General powers of Tribunal
- Power to exempt from compliance of NCLT Rules, 2016 (Rule 14)
The Tribunal may, on an application made to it, exempt the parties from compliance with any of the requirements of these Rules and provide directions in matters of practice and procedure as it may consider just and prudent.
- Power to extend the time for doing any act (Rule 15)
The Tribunal has the power to extend the time appointed by these Rules or fixed by any order for doing any act upon such terms as it may think fit.
- Inherent powers (Rule 11)
The Tribunal has inherent powers to make such orders as may be necessary for meeting the ends of justice or to thwart abuse of the process of the Tribunal.

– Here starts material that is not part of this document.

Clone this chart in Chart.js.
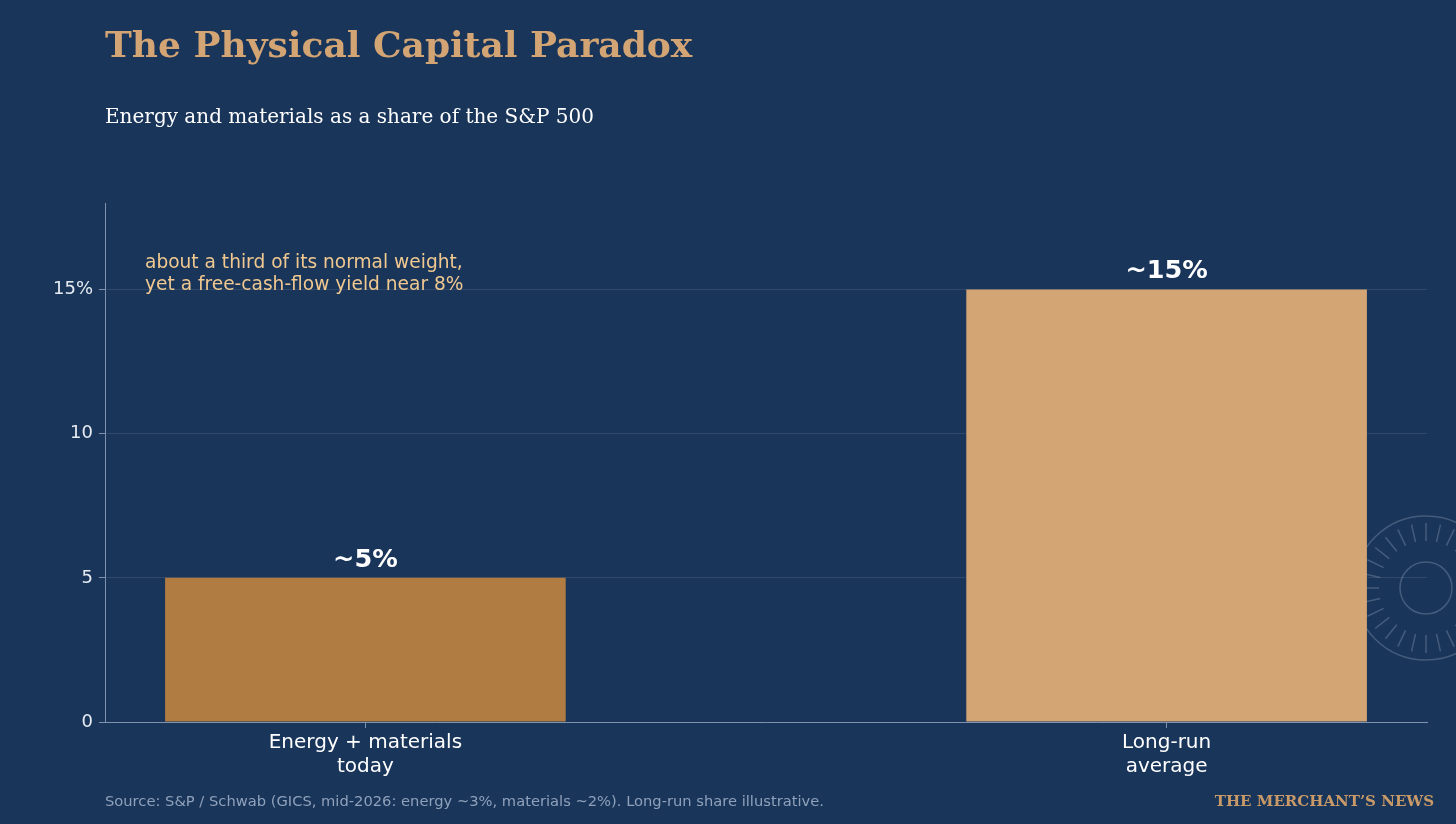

The NCLT Rules, 2016 provide a detailed framework of the procedures and practices to be followed by the Tribunal while dealing with cases filed before it. The Tribunal’s procedures and method to oversee the preparation of cases and their hearing is simpler and more informal than those followed by the court of law. As a result, the Tribunal may be better at finding facts, using flexible standards, and implementing discretionary powers as compared to the traditional courts. Lastly, it not only reduces the burden on the High Courts but also endeavours to provide speedy justice.